In brief: Now it’s official: Obama re-elected

From Wire Reports

WASHINGTON – Congress made the obvious official on Friday. President Barack Obama has been re-elected.

In a joint session, Congress formally certified that Obama and Vice President Joe Biden were the winners in the November election with 332 electoral votes, well more than the 270 required. Republican Mitt Romney and his running mate, Rep. Paul Ryan of Wisconsin, won 206 votes.

It’s a mostly ceremonial – yet constitutionally necessary – vote that’s mostly intriguing to political junkies and policy wonks. The count Friday lacked the suspense of the drawn-out campaign and election but was steeped in tradition.

Taking turns, the leaders of the Senate Rules Committee and the top members of the House Administration Committee read the results from each state. Biden, who presided over the session, announced the final results to applause from the scattering of House and Senate members in the chamber.

Adoption case goes to Supreme Court

WASHINGTON – The Supreme Court on Friday agreed to review a ruling that sent a South Carolina couple’s adopted Native American daughter back to her biological father in Oklahoma.
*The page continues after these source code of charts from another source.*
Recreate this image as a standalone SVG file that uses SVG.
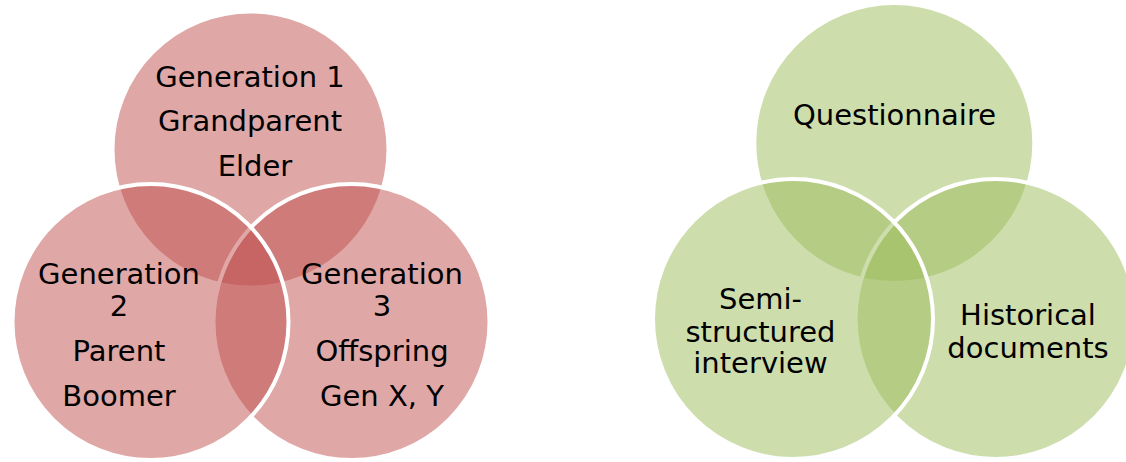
<svg xmlns="http://www.w3.org/2000/svg" width="1126" height="462" viewBox="0 0 1126 462">
<style>
.red{fill:#C0504D;fill-opacity:0.5;stroke:#FFFFFF;stroke-width:4}
.grn{fill:#9BBB59;fill-opacity:0.5;stroke:#FFFFFF;stroke-width:4}
text{font-family:"DejaVu Sans","Verdana",sans-serif;font-size:29px;fill:#000000;text-anchor:middle}
</style>
<rect width="1126" height="462" fill="#FFFFFF"/>
<g id="venn-generations">
<g id="gen1">
<circle class="red" cx="250.5" cy="149.5" r="138"/>
<text x="250" y="87">Generation 1</text>
<text x="250" y="131">Grandparent</text>
<text x="255" y="176">Elder</text>
</g>
<g id="gen3">
<circle class="red" cx="351.5" cy="322" r="138"/>
<text x="382" y="284">Generation</text>
<text x="382" y="316">3</text>
<text x="382" y="361">Offspring</text>
<text x="382" y="406">Gen X, Y</text>
</g>
<g id="gen2">
<circle class="red" cx="150.5" cy="322" r="138"/>
<text x="119" y="284">Generation</text>
<text x="119" y="316">2</text>
<text x="119" y="361">Parent</text>
<text x="119" y="406">Boomer</text>
</g>
</g>
<g id="venn-methods">
<g id="questionnaire">
<circle class="grn" cx="894.3" cy="143" r="140"/>
<text x="894.5" y="125">Questionnaire</text>
</g>
<g id="historical">
<circle class="grn" cx="995.6" cy="319" r="140"/>
<text x="1028" y="325">Historical</text>
<text x="1028" y="358">documents</text>
</g>
<g id="interview">
<circle class="grn" cx="793" cy="319" r="140"/>
<text x="760.5" y="309">Semi-</text>
<text x="760.5" y="342">structured</text>
<text x="760.5" y="373">interview</text>
</g>
</g>
<g id="connectors"/>
</svg>
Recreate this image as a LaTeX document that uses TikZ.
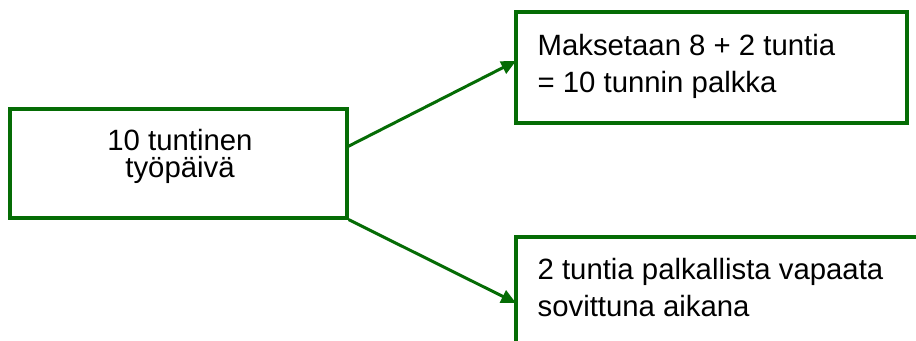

The high court agreed to hear an appeal by Matt and Melanie Capobianco over the fate of 3-year-old Veronica. The couple’s adoption of the girl was overturned by the South Carolina Supreme Court, which said the girl must go back to Oklahoma to be with her biological father, Dusten Brown, a member of the Cherokee Nation.

The state court said the federal Indian Child Welfare Act gives custodial preference to the girl’s father. The act, passed in 1978, gives the child’s tribe and family the right to have a say in decisions affecting the child.